An aerial survey conducted last week by the Provincetown Center for Coastal Studies documented approximately 160 right whales in Cape Cod Bay and along the Massachusetts South Shore. That represents almost half of the entire East Coast right whale population. Many of these whales were observed skim feeding on plankton along the water surface and slightly below the surface. This behavior has them so focused on feeding they become less aware of their peripheral environment, which, combined with their lack of agility, makes them susceptible to boat collisions.
Early whalers named them for their slow movements and high grade of oil, thus making them the “right” whale to catch. The good news for this highly endangered species is that 10 right whale mother-calf pairs have been seen in our area so far.

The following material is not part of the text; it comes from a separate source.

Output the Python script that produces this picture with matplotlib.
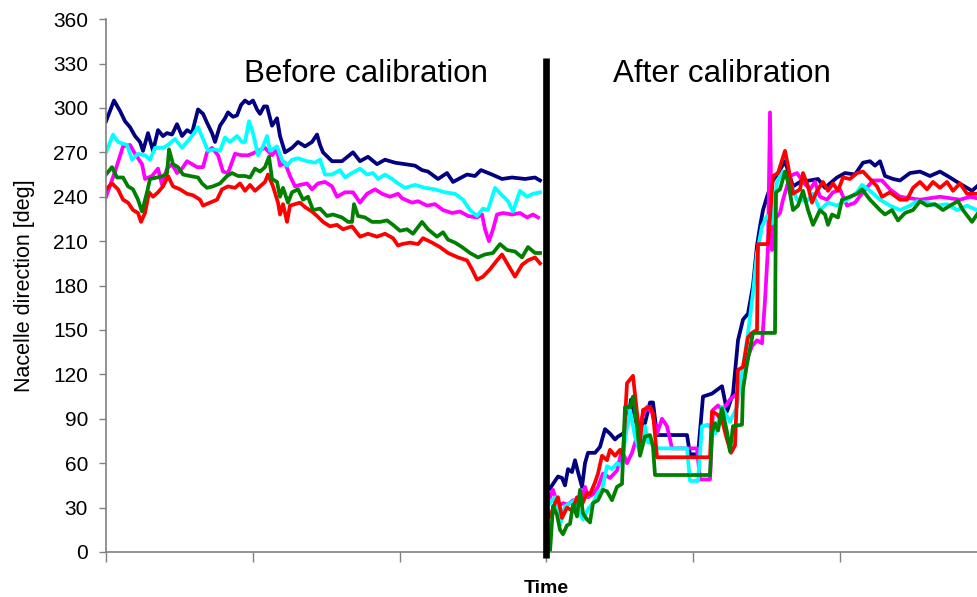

The bad news for lobstermen is this also means the advisory on trap gear closure in Massachusetts waters remains in effect through May 15. In some years, the trap gear closure was in effect only until April 30. This year the closure was extended and continues to include all waters north and east of Cape Cod.
The trap gear closure is designed to prevent endangered right whales from becoming entangled in the gear while present in our waters. Aerial surveys will continue, and if the right whales depart earlier than expected, both Cape Cod Bay speed limit restrictions and surrounding area trap gear restrictions can (and should) be amended.